The inevitable dramatisation of Joanne Harris' ridiculously successful novel, Chocolat is a fairy tale with no small pretensions and tremendous charm. Sold on the twin attractions of Juliette Binoche and Johnny Depp, both excellent, it never goes beyond a complacent, proud and rather facile moral fable of redemption - and that brazen lack of ambition is largely what keeps it afloat through some fairly rough storytelling seas. The only cynics to dislike this will be the wanton and the sterile; this is a film with flaws aplenty, but glorious in its own way, and glorying in its own limitations - for which modesty all its sins are absolved.

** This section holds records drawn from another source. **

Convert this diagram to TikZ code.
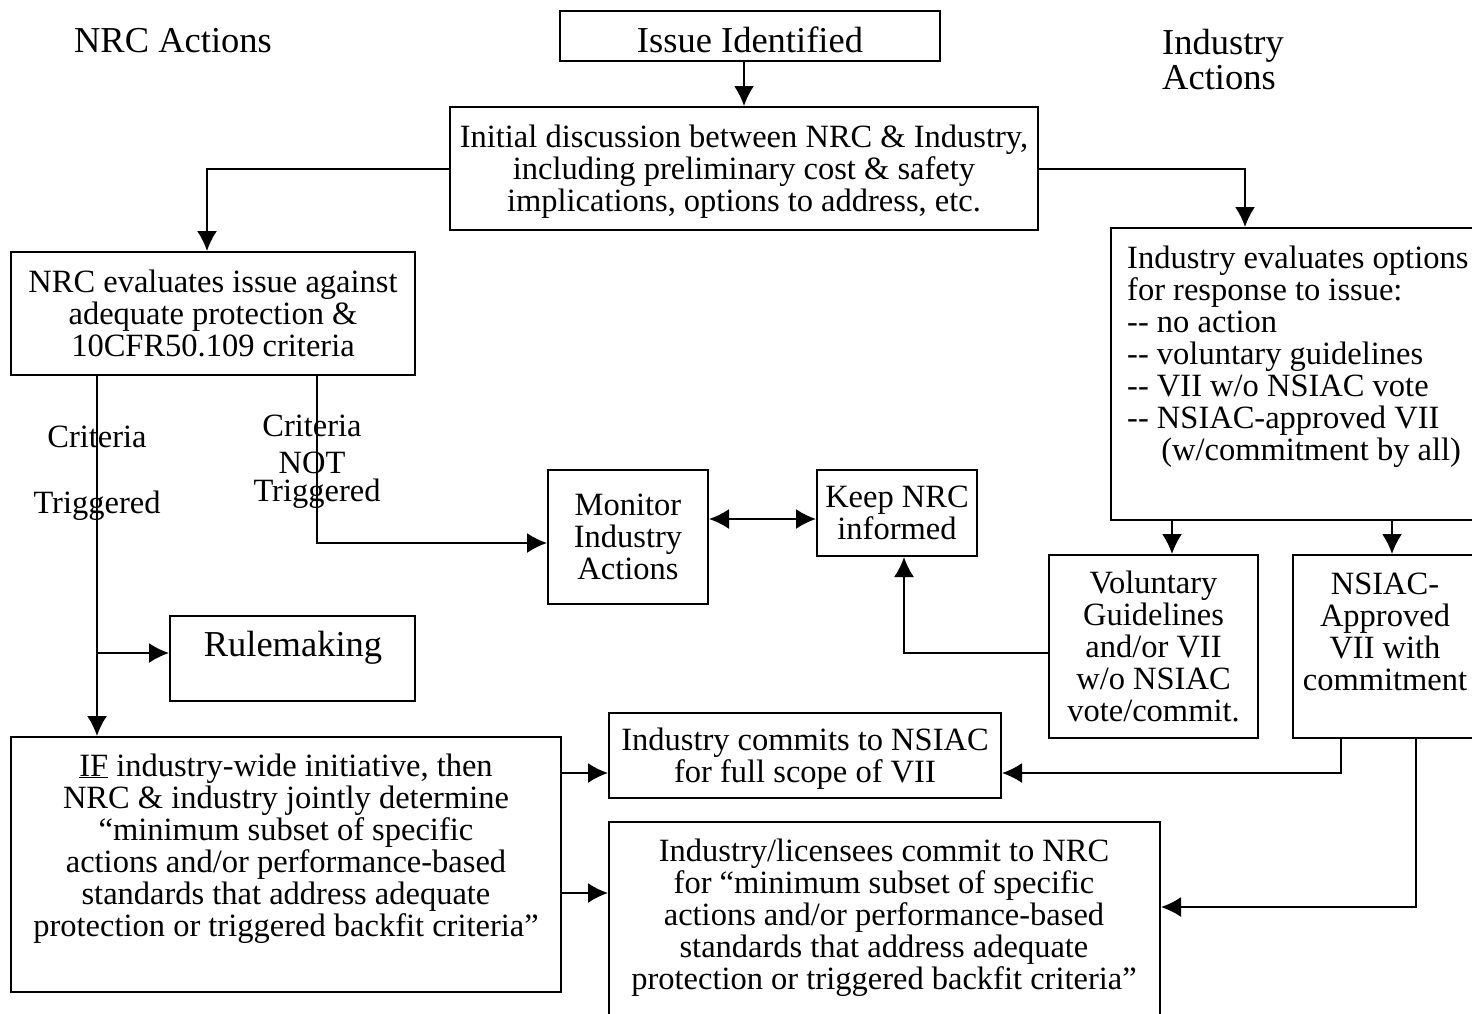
\documentclass[tikz,border=0pt]{standalone}
\usepackage{fontspec}
\setmainfont{Liberation Serif}
\usetikzlibrary{calc}
\usetikzlibrary{arrows.meta}
\usetikzlibrary{positioning}
\tikzset{>={Latex[length=20pt,width=20pt]}}
\tikzset{
  box/.style = {draw, line width=2pt, inner sep=0pt, align=center, text depth=0pt},
  txt/.style = {inner sep=0pt, align=center, text depth=0pt},
  head/.style = {inner sep=0pt, align=left, font=\fontsize{36.5}{35}\selectfont},
  link/.style = {line width=2pt},
}

\begin{document}
\begin{tikzpicture}[x=1pt, y=-1pt, font=\fontsize{32.5}{32}\selectfont]
\useasboundingbox (0,0) rectangle (1472,1013);
% headings
\node [head] (nrchead) at (173,41) {NRC Actions};
\node [head, anchor=west] (indhead) at (1162,60) {Industry\\Actions};
% boxes
\node [box, minimum width=380, minimum height=50, text height=32pt, font=\fontsize{36.5}{35}\selectfont] (issue) at (750,36) {Issue Identified};
\node [box, minimum width=588, minimum height=123] (disc) at (744,168.5) {Initial discussion between NRC \& Industry,\\including preliminary cost \& safety\\implications, options to address, etc.};
\node [box, minimum width=404, minimum height=123] (nrceval) at (213,313.5) {NRC evaluates issue against\\adequate protection \&\\10CFR50.109 criteria};
\node [box, minimum width=389, minimum height=292] (indeval) at (1305.5,374) {};
\node [txt, align=left, anchor=west] (indevaltxt) at (1127,353) {Industry evaluates options\\for response to issue:\\-{}- no action\\-{}- voluntary guidelines\\-{}- VII w/o NSIAC vote\\-{}- NSIAC-approved VII\\\hspace*{1.05em}(w/commitment by all)};
\node [box, minimum width=160, minimum height=134] (monitor) at (628,537) {Monitor\\Industry\\Actions};
\node [box, minimum width=160, minimum height=86] (keep) at (897,513) {Keep NRC\\informed};
\node [box, minimum width=245, minimum height=85] (rule) at (292.5,658.5) {};
\node [txt, font=\fontsize{36.5}{35}\selectfont] (ruletxt) at (293,644) {Rulemaking};
\node [box, minimum width=209, minimum height=183] (vol) at (1153.5,646.5) {Voluntary\\Guidelines\\and/or VII\\w/o NSIAC\\vote/commit.};
\node [box, minimum width=207, minimum height=183] (nsiac) at (1396.5,646.5) {};
\node [txt] (nsiactxt) at (1385,632) {NSIAC-\\Approved\\VII with\\commitment};
\node [box, minimum width=550, minimum height=255] (ifbox) at (286,864.5) {};
\node [txt] (iftxt) at (286,845) {\underline{IF} industry-wide initiative, then\\NRC \& industry jointly determine\\“minimum subset of specific\\actions and/or performance-based\\standards that address adequate\\protection or triggered backfit criteria”};
\node [box, minimum width=551, minimum height=208] (lic) at (884.5,926) {};
\node [txt] (lictxt) at (884,914) {Industry/licensees commit to NRC\\for “minimum subset of specific\\actions and/or performance-based\\standards that address adequate\\protection or triggered backfit criteria”};
\node [box, minimum width=392, minimum height=85] (comm) at (805,755.5) {Industry commits to NSIAC\\for full scope of VII};
% branch labels
\node [txt] (crit1) at (97,437) {Criteria};
\node [txt] (trig1) at (97,502) {Triggered};
\node [txt] (crit2) at (312,426) {Criteria};
\node [txt] (not2) at (312,463) {NOT};
\node [txt] (trig2) at (317,490) {Triggered};
% connectors
\draw [link, ->] (issue.south -| disc.north) -- (disc.north);
\draw [link, ->] (disc.west) -| ([xshift=-6pt]nrceval.north);
\draw [link, ->] (disc.east) -| ([xshift=-60.5pt]indeval.north);
\draw [link, ->] ([xshift=-116pt]nrceval.south) -- ([xshift=-189pt]ifbox.north);
\draw [link, ->] ([xshift=-116pt,yshift=5.5pt]nrceval.south |- rule.west) -- ([yshift=5.5pt]rule.west);
\draw [link, ->] ([xshift=104pt]nrceval.south) |- ([yshift=-6pt]monitor.west);
\draw [link, <->] ([yshift=-6pt]keep.west -| monitor.east) -- ([yshift=-6pt]keep.west);
\draw [link, ->] ([xshift=18.5pt]vol.north |- indeval.south) -- ([xshift=18.5pt]vol.north);
\draw [link, ->] ([xshift=-4.5pt]nsiac.north |- indeval.south) -- ([xshift=-4.5pt]nsiac.north);
\draw [link, ->] ([yshift=-6.5pt]vol.west) -| ([xshift=7pt]keep.south);
\draw [link, ->] ([yshift=-17.5pt]comm.west -| ifbox.east) -- ([yshift=-17.5pt]comm.west);
\draw [link, ->] ([yshift=33pt]lic.west -| ifbox.east) -- ([yshift=33pt]lic.west);
\draw [link, ->] ([xshift=-55.5pt]nsiac.south) |- ([yshift=-17.5pt]comm.east);
\draw [link, ->] ([xshift=19.5pt]nsiac.south) |- ([yshift=19pt]lic.east);
\end{tikzpicture}
\end{document}
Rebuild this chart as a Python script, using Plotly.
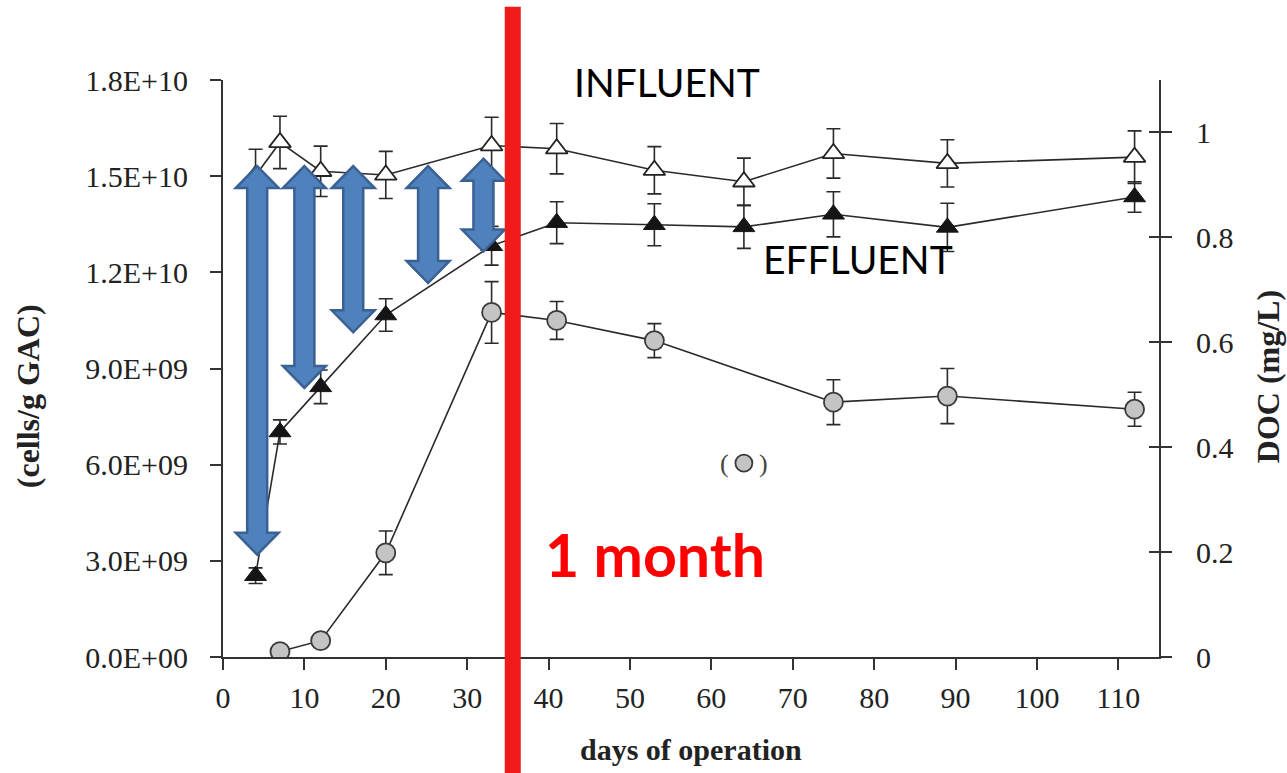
import plotly.graph_objects as go

# ---------------- data ----------------
days = [4, 7, 12, 20, 33, 41, 53, 64, 75, 89, 112]
doc_influent = [0.918, 0.981, 0.926, 0.919, 0.975, 0.969, 0.928, 0.906, 0.960, 0.941, 0.953]
doc_influent_err = [0.050, 0.050, 0.048, 0.045, 0.054, 0.048, 0.045, 0.045, 0.047, 0.045, 0.050]
doc_effluent = [0.155, 0.429, 0.515, 0.652, 0.784, 0.828, 0.824, 0.820, 0.844, 0.819, 0.877]
doc_effluent_err = [0.015, 0.023, 0.032, 0.031, 0.037, 0.040, 0.040, 0.041, 0.043, 0.046, 0.029]

cell_days = [7, 12, 20, 33, 41, 53, 75, 89, 112]
cells = [0.17e9, 0.51e9, 3.25e9, 10.75e9, 10.5e9, 9.87e9, 7.95e9, 8.14e9, 7.73e9]
cells_err = [0, 0, 0.68e9, 0.96e9, 0.59e9, 0.53e9, 0.70e9, 0.86e9, 0.53e9]
outlier_day = [64]
outlier_cells = [6.05e9]

left_tickvals = [0, 3e9, 6e9, 9e9, 12e9, 15e9, 18e9]
left_ticktext = ["0.0E+00", "3.0E+09", "6.0E+09", "9.0E+09", "1.2E+10", "1.5E+10", "1.8E+10"]
right_tickvals = [0, 0.2, 0.4, 0.6, 0.8, 1.0]
right_ticktext = ["0", "0.2", "0.4", "0.6", "0.8", "1"]
x_tickvals = list(range(0, 111, 10))

# double-headed arrows (day, top DOC, bottom DOC)
arrow_x = [4.2, 10.0, 16.0, 25.2, 32.0]
arrow_top = [0.936, 0.936, 0.936, 0.936, 0.950]
arrow_bottom = [0.195, 0.513, 0.619, 0.713, 0.773]

month_day = 35.6
X_MAX = 115
Y2_MAX = 1.1

# ---------------- figure ----------------
fig = go.Figure()
line_col = "#2a2a2a"
err_style = dict(type="data", thickness=1.6, width=7, color="#2a2a2a")

fig.add_trace(go.Scatter(
    x=days, y=doc_influent, yaxis="y2", mode="lines+markers",
    line=dict(color=line_col, width=1.6),
    marker=dict(symbol="triangle-up", size=19, color="white", line=dict(color="#222", width=1.8)),
    error_y=dict(array=doc_influent_err, **err_style)))
fig.add_trace(go.Scatter(
    x=days, y=doc_effluent, yaxis="y2", mode="lines+markers",
    line=dict(color=line_col, width=1.6),
    marker=dict(symbol="triangle-up", size=19, color="#151515", line=dict(color="#151515", width=1)),
    error_y=dict(array=doc_effluent_err, **err_style)))
fig.add_trace(go.Scatter(
    x=cell_days, y=cells, mode="lines+markers",
    line=dict(color=line_col, width=1.6),
    marker=dict(symbol="circle", size=19, color="#c4c4c4", line=dict(color="#3a3a3a", width=1.8)),
    error_y=dict(array=cells_err, **err_style)))
fig.add_trace(go.Scatter(
    x=outlier_day, y=outlier_cells, mode="markers",
    marker=dict(symbol="circle", size=17, color="#c4c4c4", line=dict(color="#3a3a3a", width=1.8))))

# arrows as shapes in data coordinates
hw, sw, hl = 2.64, 1.23, 0.042
shapes = []
for x, yt, yb in zip(arrow_x, arrow_top, arrow_bottom):
    pts = [(x, yt), (x + hw, yt - hl), (x + sw, yt - hl), (x + sw, yb + hl), (x + hw, yb + hl),
           (x, yb), (x - hw, yb + hl), (x - sw, yb + hl), (x - sw, yt - hl), (x - hw, yt - hl)]
    path = "M" + " L".join(f"{px},{py}" for px, py in pts) + " Z"
    shapes.append(dict(type="path", path=path, xref="x", yref="y2", layer="above",
                       fillcolor="#4f81bd", line=dict(color="#3b6193", width=2.5)))
# red 1-month line spanning the whole page height
shapes.append(dict(type="line", xref="paper", yref="paper",
                   x0=month_day / X_MAX, x1=month_day / X_MAX, y0=-0.21, y1=1.127,
                   layer="above", line=dict(color="#f01a1a", width=16)))

serif = "Liberation Serif, Times New Roman, serif"
sans = "Lato, Calibri, sans-serif"
c = dict(showarrow=False, xanchor="center", yanchor="middle")
annotations = [
    dict(text="INFLUENT", x=54.6, y=1.096, xref="x", yref="y2",
         font=dict(family=sans, size=39, color="black"), **c),
    dict(text="EFFLUENT", x=78.0, y=0.758, xref="x", yref="y2",
         font=dict(family=sans, size=39, color="black"), **c),
    dict(text="<b>1 month</b>", x=53.1, y=0.196, xref="x", yref="y2",
         font=dict(family=sans, size=59, color="#ff0000"), **c),
    dict(text="(", x=outlier_day[0], y=outlier_cells[0], xref="x", yref="y", xshift=-19,
         font=dict(family=serif, size=26, color="#444"), **c),
    dict(text=")", x=outlier_day[0], y=outlier_cells[0], xref="x", yref="y", xshift=20,
         font=dict(family=serif, size=26, color="#444"), **c),
    dict(text="<b>(cells/g GAC)</b>", x=-0.2083, y=0.452, xref="paper", yref="paper",
         textangle=-90, font=dict(family=serif, size=32, color="#222"), **c),
    dict(text="<b>DOC (mg/L)</b>", x=1.1165, y=0.485, xref="paper", yref="paper",
         textangle=-90, font=dict(family=serif, size=32, color="#222"), **c),
    dict(text="<b>days of operation</b>", x=0.5, y=-0.161, xref="paper", yref="paper",
         font=dict(family=serif, size=30, color="#222"), **c),
]

axis_col = "#333333"
tickfont = dict(family=serif, size=30, color="#222")
fig.update_layout(
    width=1287, height=773,
    margin=dict(l=223, r=128, t=80, b=116),
    paper_bgcolor="white", plot_bgcolor="white",
    showlegend=False,
    shapes=shapes, annotations=annotations,
    xaxis=dict(range=[0, X_MAX], tickvals=x_tickvals, showgrid=False, zeroline=False,
               showline=True, linecolor=axis_col, linewidth=2, ticks="outside", ticklen=11,
               tickwidth=2, tickcolor=axis_col, tickfont=tickfont, ticklabelstandoff=2),
    yaxis=dict(range=[0, 1.8e10], tickvals=left_tickvals, ticktext=left_ticktext,
               showgrid=False, zeroline=False, showline=True, linecolor=axis_col, linewidth=2,
               ticks="outside", ticklen=11, tickwidth=2, tickcolor=axis_col, tickfont=tickfont,
               ticklabelstandoff=16),
    yaxis2=dict(range=[0, Y2_MAX], tickvals=right_tickvals, ticktext=right_ticktext,
                overlaying="y", side="right", anchor="x", showgrid=False, zeroline=False,
                showline=True, linecolor=axis_col, linewidth=2, ticks="outside", ticklen=11,
                tickwidth=2, tickcolor=axis_col, tickfont=tickfont, ticklabelstandoff=18),
    yaxis3=dict(range=[0, Y2_MAX], tickvals=right_tickvals, overlaying="y", side="right",
                anchor="x", showgrid=False, zeroline=False, showline=False,
                showticklabels=False, ticks="inside", ticklen=10, tickwidth=2,
                tickcolor=axis_col),
)
fig.add_trace(go.Scatter(x=[None], y=[None], yaxis="y3", showlegend=False, hoverinfo="skip"))

fig.write_html("out.html")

The indecently lovely Binoche is Vianne Rocher, the wandering chocolate-making soul whose arrival in the ludicrous world of a largely mythical provincial France induces conservative seizure among the good townsfolk, led by blustering petit noble Mayor Alfred Molina in a splendidly absurd performance. She quickly sets about unleashing Satan among the meek but by no means contented sheep of the local parish flock, largely through the innovative weapon of chocolate-induced spontaneous orgasm. The film's symbolism is certainly laboured: predictable layers of tolerance, belonging and redemption fill a self-consciously uncertain world inhabited, among others, by a sour, immensely charming aged libertine Judi Dench; by Lena Olin as the beaten wife who turns to Vianne for courage; and by guitar-strumming smooth-talking riverboat traveller Roux (Johnny Depp), who mends doors and makes love with equally stylish abandon.

Vianne is ostracized through the ludicrous efforts of the Mayor and his puppet priest (the miraculously ingenuous Guillaume Tardieu), but the, er, magical properties of chocolate see her through, as they must - albeit not without some tentative stabs at moral relativism along the way. It's an inoffensive story, richly told, and with a messianic devotion to the bleeding obvious which is both its beauty and its (not inconsiderable) irritant. The moral message, such as it is, is nothing more profound than that glorious confectioned temptation is there to be succumbed to, if only in moderation. And moderation is the dominant sentiment here: however harsh the (North - it is a fairy tale, after all) winds of acceptance and rejection may blow, hot chocolate with the odd Bolivian spice in will inevitably lead to reconciliation, a riotous sex life and the universal brotherhood of all nations. Hardly the stuff of moral revolution, but a pleasantly succulent piece of fluff all the same.